Six TDs refuse to stand for Dáil prayer and reflection

Ceann Comhairle ignores protest by TDs calling for separation of church and State

Ceann Comhairle Seán Ó Fearghaíl ignored the protest against the retention of the prayer which is said in both Irish and English by a group of six TDs


Six TDs broke protocol in the Dáil on Tuesday by remaining seated during the prayer and the new additional 30 seconds of silent reflection.

Ceann Comhairle Seán Ó Fearghaíl ignored the protest against the retention of the prayer – which is said in both Irish and English – by Solidarity TDs Mick Barry and Ruth Coppinger and by People Before Profit TDs Richard Boyd Barrett, Gino Kenny, Bríd Smith and Independents4Change TD Joan Collins.

Mr Barry and Ms Coppinger held aloft posters stating “Separate Church and State” during the silent reflection period.

It has been protocol to stand for the duration of the prayer, normally read by the Ceann Comhairle.

The prayer states: “Direct we beseech thee O Lord, our actions by Thy holy inspiration, and carry them on so that every word and work of ours may always begin from Thee and by Thee be happily ended.”

The start of Dáil proceedings on Tuesday was the first occasion for the new arrangements, which retained the prayer and added the silent reflection for those with different or no religious beliefs.

About 40 TDs were in the House for the start of business including a number of Fine Gael, Fianna Fáil, Sinn Féin and Independent TDs as well as the protesting Solidarity-People Before Profit members and Ms Collins.


No Labour party members were present during the prayer, and no members of the Independent Alliance attended.

Last week Minister for Children Katherine Zappone and Ministers of State Finian McGrath and John Halligan broke ranks by voting against the Government and for the ending of the prayer when the issue was voted on, following a 40-minute debate on the issue.

Three amendments were proposed during the vote, but each was defeated and the majority voted in favour of adding the 30 seconds of silence to the prayer.

The Dáil order stated that TDs should remain standing for the silence, but Ms Smith said: “I’m not standing, no matter what I’m told to do, because my religion is my business and is not up for public scrutiny.”

Ms Collins pointed out that Ireland and the UK were the only two European countries to say a prayer before the start of parliamentary proceedings.

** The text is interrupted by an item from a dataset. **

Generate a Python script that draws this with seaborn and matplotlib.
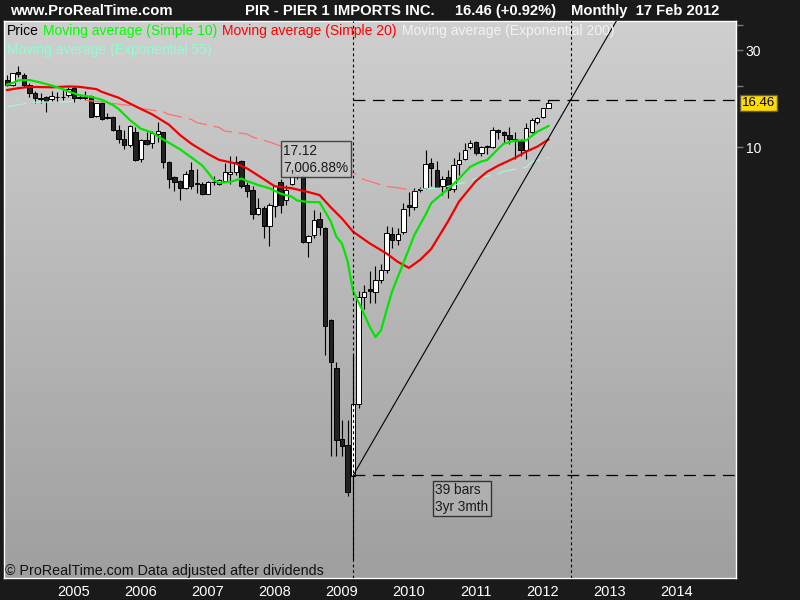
import numpy as np
import matplotlib
matplotlib.use("Agg")
import matplotlib.pyplot as plt
import matplotlib.transforms as mtransforms
from matplotlib.colors import LinearSegmentedColormap
from matplotlib.patches import Rectangle
from matplotlib.ticker import NullLocator, NullFormatter
import seaborn as sns

plt.rcParams['font.family'] = ['Liberation Sans', 'DejaVu Sans']
plt.rcParams['lines.scale_dashes'] = False

# monthly bars, index 0 = Jan 2004 ... 97 = Feb 2012
opens = [21.5, 20.3, 23.5, 22.6, 20.3, 18.5, 17.3, 17.6, 17.2, 17.6, 17.7, 18.0,
         19.5, 17.4, 17.6, 17.9, 14.3, 16.4, 14.0, 14.0, 12.2, 11.0, 10.2, 11.8,
         8.7, 10.8, 10.5, 11.55, 11.8, 8.4, 7.1, 6.8, 6.3, 7.7, 6.6, 6.6,
         5.9, 6.7, 6.6, 6.8, 7.4, 7.5, 8.5, 6.5, 6.15, 4.7, 5.0, 4.1,
         5.15, 6.75, 5.5, 6.6, 7.3, 7.2, 3.42, 3.7, 4.4, 4.0, 1.40, 0.82,
         0.365, 0.34, 0.24, 0.545, 1.83, 2.0, 1.94, 2.21, 2.48, 3.75, 3.48, 3.82,
         5.18, 5.06, 6.15, 6.3, 8.3, 7.7, 6.4, 7.1, 6.2, 8.25, 8.7, 10.0,
         10.6, 9.3, 9.97, 10.0, 12.2, 11.9, 11.45, 10.9, 10.75, 9.7, 11.8, 13.3,
         14.1, 15.6]
highs = [22.6, 23.3, 25.0, 23.2, 20.6, 18.8, 18.4, 17.8, 18.8, 18.6, 19.0, 19.7,
         19.9, 18.2, 18.9, 18.0, 16.5, 16.6, 14.7, 14.2, 12.8, 12.1, 12.8, 12.6,
         10.9, 11.9, 12.0, 13.3, 11.9, 8.5, 7.2, 6.9, 7.6, 8.4, 7.8, 6.7,
         6.8, 7.2, 7.0, 8.3, 9.0, 9.0, 8.6, 6.7, 6.4, 5.6, 5.1, 5.3,
         6.5, 7.0, 6.5, 7.6, 8.3, 7.4, 3.7, 4.9, 4.8, 4.05, 1.42, 0.87,
         0.45, 0.45, 0.95, 1.95, 2.08, 2.45, 2.6, 2.65, 4.1, 4.05, 4.0, 5.3,
         6.0, 6.3, 6.35, 9.7, 8.8, 8.5, 7.2, 7.7, 8.8, 9.5, 10.5, 10.8,
         10.7, 10.1, 10.2, 12.5, 12.3, 12.0, 12.5, 11.9, 10.9, 13.1, 13.9, 14.0,
         15.6, 17.1]
lows = [19.9, 20.0, 22.2, 19.7, 17.7, 16.4, 16.4, 14.9, 16.9, 16.9, 17.0, 17.7,
        16.6, 17.2, 17.0, 14.0, 14.0, 13.6, 13.7, 12.0, 10.5, 9.75, 10.0, 8.55,
        8.4, 10.2, 9.9, 10.6, 7.85, 6.3, 6.1, 5.5, 6.2, 6.25, 5.95, 5.8,
        5.85, 6.5, 6.5, 6.8, 6.6, 7.3, 6.3, 5.7, 4.4, 4.65, 3.55, 3.25,
        4.5, 4.75, 5.2, 6.5, 7.0, 3.35, 2.88, 3.56, 3.7, 0.95, 0.30, 0.30,
        0.30, 0.19, 0.093, 0.52, 1.6, 1.7, 1.7, 2.15, 2.4, 3.17, 3.3, 3.75,
        4.55, 4.9, 6.0, 6.2, 6.4, 6.3, 5.8, 5.6, 6.0, 7.3, 8.6, 9.8,
        9.1, 9.0, 9.2, 9.9, 11.0, 10.5, 10.3, 8.7, 9.0, 8.7, 11.7, 13.0,
        13.9, 15.5]
closes = [20.3, 23.2, 23.0, 20.3, 18.4, 17.4, 17.5, 16.9, 17.8, 17.7, 17.6, 19.4,
          17.4, 17.7, 17.5, 14.1, 16.4, 13.8, 13.9, 12.1, 11.0, 10.2, 12.7, 8.6,
          10.8, 10.4, 11.7, 12.0, 8.4, 6.95, 6.7, 6.3, 7.4, 6.4, 6.6, 5.9,
          6.75, 6.75, 6.9, 7.5, 7.5, 8.45, 6.4, 6.1, 4.7, 5.0, 4.1, 5.2,
          6.4, 5.2, 6.15, 7.3, 7.9, 3.42, 3.65, 4.37, 4.05, 1.32, 0.87, 0.36,
          0.335, 0.20, 0.545, 1.83, 1.93, 1.95, 2.22, 2.48, 3.78, 3.48, 3.72, 4.98,
          5.06, 6.1, 6.25, 8.25, 7.85, 6.35, 6.95, 6.15, 8.15, 8.6, 9.7, 10.5,
          9.3, 10.0, 10.1, 12.1, 11.8, 11.45, 10.95, 10.75, 9.7, 12.4, 13.6, 13.9,
          15.5, 16.46]

years = list(range(2005, 2015))

# moving averages (month index, value)
sma10_m = [0, 1, 2, 4, 6, 8, 10, 11, 13, 15, 17, 19, 20, 22, 24, 26, 27, 29, 31, 33,
           35, 36, 37, 38, 40, 42, 43, 45, 47, 49, 51, 52, 54, 56, 57, 58, 59, 60, 61, 62,
           63, 65, 66, 67, 68, 69, 71, 73, 75, 76, 78, 79, 81, 83, 85, 86, 88, 89, 91, 93,
           95, 97]
sma10 = [20.3, 20.7, 21.3, 21.4, 20.8, 20.1, 19.3, 18.8, 18.0, 17.7, 17.1, 16.1, 15.4, 13.6,
         12.3, 11.8, 11.3, 10.5, 9.75, 8.9, 8.1, 7.5, 6.9, 6.66, 6.74, 7.0, 6.8, 6.5, 6.27,
         5.9, 5.7, 5.45, 5.36, 5.35, 4.8, 4.3, 3.62, 3.35, 2.75, 1.95, 1.72, 1.30, 1.16,
         1.25, 1.57, 1.95, 2.68, 3.7, 4.65, 5.3, 5.9, 6.2, 7.0, 8.0, 8.5, 8.63, 9.8, 10.4,
         10.75, 10.8, 11.9, 12.7]
sma20_m = [0, 2, 4, 8, 11, 13, 16, 17, 20, 22, 24, 26, 29, 31, 33, 36, 38, 41, 43, 46,
           48, 51, 54, 56, 58, 60, 62, 65, 68, 70, 72, 74, 76, 79, 81, 84, 86, 88, 91, 93,
           95, 97]
sma20 = [19.1, 19.5, 19.8, 19.7, 19.9, 19.8, 19.3, 18.7, 17.5, 16.4, 15.4, 14.5, 12.9, 11.46,
         10.4, 9.25, 8.65, 8.3, 7.85, 6.95, 6.4, 6.27, 6.0, 5.8, 5.05, 4.45, 3.83, 3.35,
         2.99, 2.72, 2.54, 2.78, 3.15, 4.3, 5.4, 6.8, 7.55, 8.1, 8.85, 9.5, 10.05, 10.9]
ema200_m = [14, 17, 19, 23, 24, 28, 29, 33, 34, 38, 39, 43, 44, 47, 62, 64, 68, 70, 73]
ema200 = [17.0, 16.7, 16.4, 15.9, 15.5, 14.9, 14.5, 13.7, 13.2, 12.5, 12.0, 11.6, 11.2,
          10.6, 7.5, 6.9, 6.4, 6.3, 6.1]
ema55_early_m = [0, 3, 4, 8, 9, 12]
ema55_early = [15.8, 16.3, 16.6, 16.7, 16.6, 16.8]
ema55_late_m = [74, 78, 80, 83, 84, 88, 89, 93, 94, 97]
ema55_late = [6.2, 6.3, 6.5, 6.8, 7.0, 7.37, 7.6, 7.95, 8.45, 8.9]

# measurement tool: Mar 2009 -> Jun 2012
start_bar, end_bar = 62, 101
start_val, end_val = 0.2409, 17.12

W, H = 800, 600


def fpos(x, y):
    return x / W, 1 - y / H


fig = plt.figure(figsize=(8, 6), dpi=100, facecolor='#1a1a1a')
left, right, top, bottom = 4, 736, 21, 578
rect = [left / W, 1 - bottom / H, (right - left) / W, (bottom - top) / H]

bg = fig.add_axes(rect, zorder=0)
grad = LinearSegmentedColormap.from_list('bg', ['#cfcfcf', '#9f9f9f'])
bg.imshow(np.linspace(0, 1, 256).reshape(-1, 1), cmap=grad, aspect='auto', extent=[0, 1, 0, 1])
bg.set_xlim(0, 1)
bg.set_ylim(0, 1)
bg.axis('off')

ax = fig.add_axes(rect, zorder=1)
ax.patch.set_alpha(0)
ax.set_yscale('log')

# candles
months = np.arange(len(closes))
o = np.array(opens)
c = np.array(closes)
up = c >= o
ax.vlines(months, lows, highs, color='black', lw=0.8, zorder=3)
ax.bar(months, np.maximum(np.abs(c - o), 0.004 * c), bottom=np.minimum(o, c), width=0.78,
       color=np.where(up, 'white', '#222222'), edgecolor='black', lw=0.7, zorder=4)

# moving averages
sns.lineplot(x=ema200_m, y=ema200, ax=ax, color='#ff7070', lw=0.9, linestyle=(0, (14, 5)), zorder=5)
sns.lineplot(x=ema55_early_m, y=ema55_early, ax=ax, color='#a8f5d2', lw=0.9, linestyle=(0, (14, 5)), zorder=5)
sns.lineplot(x=ema55_late_m, y=ema55_late, ax=ax, color='#a8f5d2', lw=0.9, linestyle=(0, (14, 5)), zorder=5)
sns.lineplot(x=sma20_m, y=sma20, ax=ax, color='#f00000', lw=1.6, zorder=6)
sns.lineplot(x=sma10_m, y=sma10, ax=ax, color='#00e600', lw=1.6, zorder=6)

xmin, xmax = -0.54, 130.6
ymin, ymax = 0.0753, 41.8

# measurement lines
for b in (start_bar, end_bar):
    ax.axvline(b, color='black', lw=0.8, linestyle=(0, (2, 2)), zorder=7)
ax.hlines([end_val, start_val], start_bar, xmax, colors='black', lw=0.9,
          linestyles=[(0, (8.5, 5.5))], zorder=7)
slope = np.log10(end_val / start_val) / (end_bar - start_bar)
far_bar = 118
ax.plot([start_bar, far_bar], [start_val, start_val * 10 ** (slope * (far_bar - start_bar))],
        color='black', lw=0.8, zorder=7)

ax.set_xlim(xmin, xmax)
ax.set_ylim(ymin, ymax)

# axes styling
ax.yaxis.tick_right()
ax.set_yticks([10, 20, 30, 40])
ax.set_yticklabels(['10', '', '30', ''])
ax.yaxis.set_minor_locator(NullLocator())
ax.yaxis.set_minor_formatter(NullFormatter())
ax.tick_params(axis='y', colors='#7a7a7a', labelcolor='white', length=5, width=1, labelsize=10, pad=2)
ax.set_xticks([12 * (y - 2004) for y in years])
ax.set_xticklabels([str(y) for y in years])
ax.tick_params(axis='x', length=0, labelcolor='white', labelsize=10.5, pad=5)
ax.set_xlabel('')
ax.set_ylabel('')
for s in ax.spines.values():
    s.set_color('white')
    s.set_linewidth(1)

# last price tag
blend = mtransforms.blended_transform_factory(ax.transAxes, ax.transData)
ax.text(1.0075, closes[-1], f'{closes[-1]:.2f}', transform=blend, ha='left', va='center',
        fontsize=9.5, color='black',
        bbox=dict(boxstyle='square,pad=0.15', fc='#ffdc00', ec='#5a5a5a', lw=1), clip_on=False)

# header
hdr = dict(color='white', fontsize=10.6, fontweight='bold', va='center')
fig.text(*fpos(10, 11), 'www.ProRealTime.com', **hdr)
fig.text(*fpos(245, 11), 'PIR - PIER 1 IMPORTS INC.', **hdr)
fig.text(*fpos(455, 11), '16.46 (+0.92%)', **hdr)
fig.text(*fpos(571, 11), 'Monthly  17 Feb 2012', **hdr)

# indicator legend
legend_row1 = [(7, 'Price', 'black'),
               (43, 'Moving average (Simple 10)', '#00ff00'),
               (222, 'Moving average (Simple 20)', '#ff0000'),
               (402, 'Moving average (Exponential 200)', '#f2f2f2')]
for x, label, col in legend_row1:
    fig.text(*fpos(x, 31), label, color=col, fontsize=10, va='center', zorder=5)
fig.text(*fpos(7, 50), 'Moving average (Exponential 55)', color='#8fffd0', fontsize=10, va='center', zorder=5)

fig.text(*fpos(5, 571), '\u00a9 ProRealTime.com Data adjusted after dividends', color='#111111',
         fontsize=10.3, va='center', zorder=5)

# measurement boxes
ax.add_patch(Rectangle(fpos(281, 177), 70 / W, 36 / H, transform=fig.transFigure, fc='#c6c6c6',
                       ec='#3a3a3a', lw=1, alpha=0.93, zorder=10, clip_on=False))
ax.text(*fpos(283, 151), f'{end_val:.2f}', transform=fig.transFigure, fontsize=9.8,
        color='#1a1a1a', va='center', zorder=11)
ax.text(*fpos(283, 168), '7,006.88%', transform=fig.transFigure, fontsize=9.8,
        color='#1a1a1a', va='center', zorder=11)

ax.add_patch(Rectangle(fpos(433, 516), 58 / W, 35 / H, transform=fig.transFigure, fc='#b0b0b0',
                       ec='#2a2a2a', lw=1, alpha=0.93, zorder=10, clip_on=False))
ax.text(*fpos(435, 490), f'{end_bar - start_bar} bars', transform=fig.transFigure, fontsize=9.8,
        color='#1a1a1a', va='center', zorder=11)
ax.text(*fpos(435, 507), '3yr 3mth', transform=fig.transFigure, fontsize=9.8,
        color='#1a1a1a', va='center', zorder=11)

fig.savefig('out.png', dpi=100, facecolor=fig.get_facecolor())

However, the US, Canada, Australia and New Zealand include a prayer.

Sinn Féin TD Aengus Ó Snodaigh said he had argued the prayer should be replaced with a moment’s reflection.

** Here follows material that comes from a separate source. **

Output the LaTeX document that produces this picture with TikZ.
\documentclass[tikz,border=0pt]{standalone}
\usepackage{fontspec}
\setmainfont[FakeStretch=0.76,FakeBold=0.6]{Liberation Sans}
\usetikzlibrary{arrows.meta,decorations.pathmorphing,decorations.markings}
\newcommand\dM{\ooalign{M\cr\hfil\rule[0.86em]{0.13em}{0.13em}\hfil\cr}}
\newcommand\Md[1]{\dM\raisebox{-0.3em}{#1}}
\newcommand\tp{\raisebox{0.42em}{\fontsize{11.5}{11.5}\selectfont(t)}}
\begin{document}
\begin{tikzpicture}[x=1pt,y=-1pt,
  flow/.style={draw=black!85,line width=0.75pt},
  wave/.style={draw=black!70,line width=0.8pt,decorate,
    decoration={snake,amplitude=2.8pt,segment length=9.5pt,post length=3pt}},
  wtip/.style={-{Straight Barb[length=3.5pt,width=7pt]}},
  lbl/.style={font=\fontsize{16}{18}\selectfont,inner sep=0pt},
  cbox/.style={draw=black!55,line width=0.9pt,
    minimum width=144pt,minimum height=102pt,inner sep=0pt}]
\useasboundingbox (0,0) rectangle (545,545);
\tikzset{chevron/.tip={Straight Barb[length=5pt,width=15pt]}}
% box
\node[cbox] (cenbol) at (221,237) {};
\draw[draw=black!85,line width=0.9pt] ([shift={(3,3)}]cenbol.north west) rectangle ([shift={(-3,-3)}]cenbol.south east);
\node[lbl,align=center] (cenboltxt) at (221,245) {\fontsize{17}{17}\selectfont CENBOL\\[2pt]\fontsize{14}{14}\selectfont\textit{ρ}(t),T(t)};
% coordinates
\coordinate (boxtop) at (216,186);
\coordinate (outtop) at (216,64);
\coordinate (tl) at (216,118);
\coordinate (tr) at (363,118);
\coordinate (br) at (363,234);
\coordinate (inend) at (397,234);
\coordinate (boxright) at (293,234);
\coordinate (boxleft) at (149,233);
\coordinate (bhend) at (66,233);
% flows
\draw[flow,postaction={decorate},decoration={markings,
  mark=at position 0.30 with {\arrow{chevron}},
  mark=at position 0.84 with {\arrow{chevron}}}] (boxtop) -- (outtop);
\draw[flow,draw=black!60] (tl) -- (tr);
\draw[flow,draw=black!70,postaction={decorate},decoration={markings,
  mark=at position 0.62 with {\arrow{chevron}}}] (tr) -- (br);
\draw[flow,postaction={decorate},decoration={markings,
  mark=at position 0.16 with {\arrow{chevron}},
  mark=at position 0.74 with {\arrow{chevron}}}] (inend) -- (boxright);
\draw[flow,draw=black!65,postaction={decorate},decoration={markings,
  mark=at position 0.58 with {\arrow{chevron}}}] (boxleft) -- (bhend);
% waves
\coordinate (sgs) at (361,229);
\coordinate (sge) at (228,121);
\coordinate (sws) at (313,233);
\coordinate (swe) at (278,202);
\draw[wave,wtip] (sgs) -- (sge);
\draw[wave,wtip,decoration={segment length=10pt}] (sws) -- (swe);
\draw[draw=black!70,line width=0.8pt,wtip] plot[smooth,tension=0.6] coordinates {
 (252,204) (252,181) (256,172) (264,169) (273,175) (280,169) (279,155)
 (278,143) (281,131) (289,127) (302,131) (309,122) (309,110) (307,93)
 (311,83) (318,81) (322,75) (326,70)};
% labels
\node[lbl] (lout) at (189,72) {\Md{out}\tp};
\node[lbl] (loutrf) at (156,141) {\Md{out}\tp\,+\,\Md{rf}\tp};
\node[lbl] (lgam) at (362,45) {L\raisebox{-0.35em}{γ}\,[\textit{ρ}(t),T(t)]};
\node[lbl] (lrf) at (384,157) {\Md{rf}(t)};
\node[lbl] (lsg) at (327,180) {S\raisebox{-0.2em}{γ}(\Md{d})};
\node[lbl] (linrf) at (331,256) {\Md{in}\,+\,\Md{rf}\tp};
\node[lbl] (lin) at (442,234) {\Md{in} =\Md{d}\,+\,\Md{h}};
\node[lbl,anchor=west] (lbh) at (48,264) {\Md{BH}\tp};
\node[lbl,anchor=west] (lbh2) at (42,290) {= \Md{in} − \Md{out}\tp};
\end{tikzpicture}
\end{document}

He said he was not insulting those of a Christian faith or those who believed in a god. Ireland, he said, was supposed to be a republic.

A moment’s silence, he added, would allow members to reflect on whatever a religion or none they stood for individually.


Independent TD Mattie McGrath said respect for cultural or religious views should not debar TDs from acknowledging the specific heritage of their own country and giving it an expression which the vast majority of people did not find offensive.

During the debate Ms Coppinger described the proposal to add 30 seconds as “baffling” and that now there would be a requirement for all TDs present to stand.

“It takes away any voluntary nature of it and potential disciplinary action if a TD doesn’t comply,” Ms Coppinger believed, but the Ceann Comhairle ignored the protest and immediately moved to the start of normal business.